## [Exercise brief]
Transcribe all of the data exactly. Omit the pictures.

## [Data provided]

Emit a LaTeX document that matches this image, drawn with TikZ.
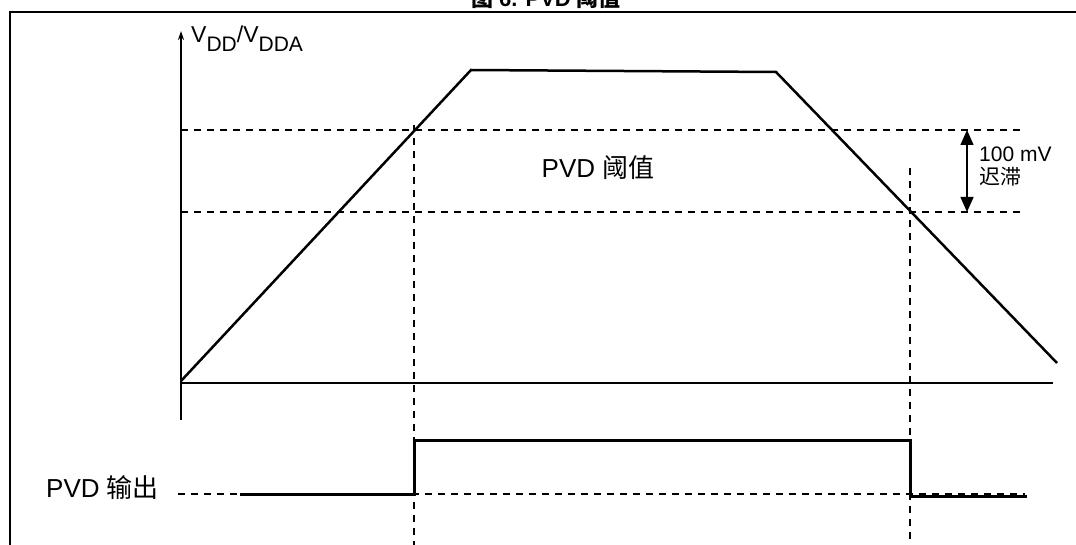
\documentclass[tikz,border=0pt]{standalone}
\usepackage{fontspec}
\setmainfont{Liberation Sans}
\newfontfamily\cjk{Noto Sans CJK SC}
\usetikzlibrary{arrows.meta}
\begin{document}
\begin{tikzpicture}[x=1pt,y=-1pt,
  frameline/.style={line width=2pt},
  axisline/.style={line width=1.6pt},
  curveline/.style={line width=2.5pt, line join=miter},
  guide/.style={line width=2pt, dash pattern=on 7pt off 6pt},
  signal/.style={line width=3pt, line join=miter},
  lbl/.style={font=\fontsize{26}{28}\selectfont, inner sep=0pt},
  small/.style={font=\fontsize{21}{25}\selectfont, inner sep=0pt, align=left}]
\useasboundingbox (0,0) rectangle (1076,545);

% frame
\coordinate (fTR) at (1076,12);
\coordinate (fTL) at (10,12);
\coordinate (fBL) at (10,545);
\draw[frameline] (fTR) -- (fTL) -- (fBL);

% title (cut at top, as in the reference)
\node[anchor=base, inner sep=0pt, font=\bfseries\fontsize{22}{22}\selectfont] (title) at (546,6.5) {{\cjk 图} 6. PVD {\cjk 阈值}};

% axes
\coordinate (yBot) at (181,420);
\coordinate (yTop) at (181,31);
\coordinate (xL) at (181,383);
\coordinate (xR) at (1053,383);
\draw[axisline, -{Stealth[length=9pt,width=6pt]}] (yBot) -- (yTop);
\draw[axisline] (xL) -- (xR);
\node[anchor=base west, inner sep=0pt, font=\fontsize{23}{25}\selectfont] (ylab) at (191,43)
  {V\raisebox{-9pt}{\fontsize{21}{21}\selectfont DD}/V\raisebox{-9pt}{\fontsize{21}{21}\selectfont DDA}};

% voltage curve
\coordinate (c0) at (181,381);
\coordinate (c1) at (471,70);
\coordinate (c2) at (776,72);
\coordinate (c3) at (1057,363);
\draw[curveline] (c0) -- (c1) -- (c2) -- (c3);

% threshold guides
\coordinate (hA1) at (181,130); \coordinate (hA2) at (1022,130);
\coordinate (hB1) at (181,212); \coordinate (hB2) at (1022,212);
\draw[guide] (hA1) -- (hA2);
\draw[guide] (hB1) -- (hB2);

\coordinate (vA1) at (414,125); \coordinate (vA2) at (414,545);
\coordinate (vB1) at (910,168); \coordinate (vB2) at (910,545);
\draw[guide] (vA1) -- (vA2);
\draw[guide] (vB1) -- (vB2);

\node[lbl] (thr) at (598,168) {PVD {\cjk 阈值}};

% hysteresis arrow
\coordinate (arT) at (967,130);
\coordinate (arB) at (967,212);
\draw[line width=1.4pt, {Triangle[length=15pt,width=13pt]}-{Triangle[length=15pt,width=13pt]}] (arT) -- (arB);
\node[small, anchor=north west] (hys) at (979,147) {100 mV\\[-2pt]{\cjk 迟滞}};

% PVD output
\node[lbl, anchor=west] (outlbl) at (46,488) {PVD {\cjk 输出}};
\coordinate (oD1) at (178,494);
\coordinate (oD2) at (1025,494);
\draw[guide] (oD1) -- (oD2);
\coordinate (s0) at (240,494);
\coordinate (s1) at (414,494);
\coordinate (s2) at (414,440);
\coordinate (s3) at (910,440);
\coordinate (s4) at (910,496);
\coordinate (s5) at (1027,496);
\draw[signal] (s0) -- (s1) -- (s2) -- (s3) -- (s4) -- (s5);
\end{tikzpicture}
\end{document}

## [Finished answer]
Emit a LaTeX document that matches this image, drawn with TikZ.
\documentclass[tikz,border=0pt]{standalone}
\usepackage{fontspec}
\setmainfont{Liberation Sans}
\newfontfamily\cjk{Noto Sans CJK SC}
\usetikzlibrary{arrows.meta}
\begin{document}
\begin{tikzpicture}[x=1pt,y=-1pt,
  frameline/.style={line width=2pt},
  axisline/.style={line width=1.6pt},
  curveline/.style={line width=2.5pt, line join=miter},
  guide/.style={line width=2pt, dash pattern=on 7pt off 6pt},
  signal/.style={line width=3pt, line join=miter},
  lbl/.style={font=\fontsize{26}{28}\selectfont, inner sep=0pt},
  small/.style={font=\fontsize{21}{25}\selectfont, inner sep=0pt, align=left}]
\useasboundingbox (0,0) rectangle (1076,545);

% frame
\coordinate (fTR) at (1076,12);
\coordinate (fTL) at (10,12);
\coordinate (fBL) at (10,545);
\draw[frameline] (fTR) -- (fTL) -- (fBL);

% title (cut at top, as in the reference)
\node[anchor=base, inner sep=0pt, font=\bfseries\fontsize{22}{22}\selectfont] (title) at (546,6.5) {{\cjk 图} 6. PVD {\cjk 阈值}};

% axes
\coordinate (yBot) at (181,420);
\coordinate (yTop) at (181,31);
\coordinate (xL) at (181,383);
\coordinate (xR) at (1053,383);
\draw[axisline, -{Stealth[length=9pt,width=6pt]}] (yBot) -- (yTop);
\draw[axisline] (xL) -- (xR);
\node[anchor=base west, inner sep=0pt, font=\fontsize{23}{25}\selectfont] (ylab) at (191,43)
  {V\raisebox{-9pt}{\fontsize{21}{21}\selectfont DD}/V\raisebox{-9pt}{\fontsize{21}{21}\selectfont DDA}};

% voltage curve
\coordinate (c0) at (181,381);
\coordinate (c1) at (471,70);
\coordinate (c2) at (776,72);
\coordinate (c3) at (1057,363);
\draw[curveline] (c0) -- (c1) -- (c2) -- (c3);

% threshold guides
\coordinate (hA1) at (181,130); \coordinate (hA2) at (1022,130);
\coordinate (hB1) at (181,212); \coordinate (hB2) at (1022,212);
\draw[guide] (hA1) -- (hA2);
\draw[guide] (hB1) -- (hB2);

\coordinate (vA1) at (414,125); \coordinate (vA2) at (414,545);
\coordinate (vB1) at (910,168); \coordinate (vB2) at (910,545);
\draw[guide] (vA1) -- (vA2);
\draw[guide] (vB1) -- (vB2);

\node[lbl] (thr) at (598,168) {PVD {\cjk 阈值}};

% hysteresis arrow
\coordinate (arT) at (967,130);
\coordinate (arB) at (967,212);
\draw[line width=1.4pt, {Triangle[length=15pt,width=13pt]}-{Triangle[length=15pt,width=13pt]}] (arT) -- (arB);
\node[small, anchor=north west] (hys) at (979,147) {100 mV\\[-2pt]{\cjk 迟滞}};

% PVD output
\node[lbl, anchor=west] (outlbl) at (46,488) {PVD {\cjk 输出}};
\coordinate (oD1) at (178,494);
\coordinate (oD2) at (1025,494);
\draw[guide] (oD1) -- (oD2);
\coordinate (s0) at (240,494);
\coordinate (s1) at (414,494);
\coordinate (s2) at (414,440);
\coordinate (s3) at (910,440);
\coordinate (s4) at (910,496);
\coordinate (s5) at (1027,496);
\draw[signal] (s0) -- (s1) -- (s2) -- (s3) -- (s4) -- (s5);
\end{tikzpicture}
\end{document}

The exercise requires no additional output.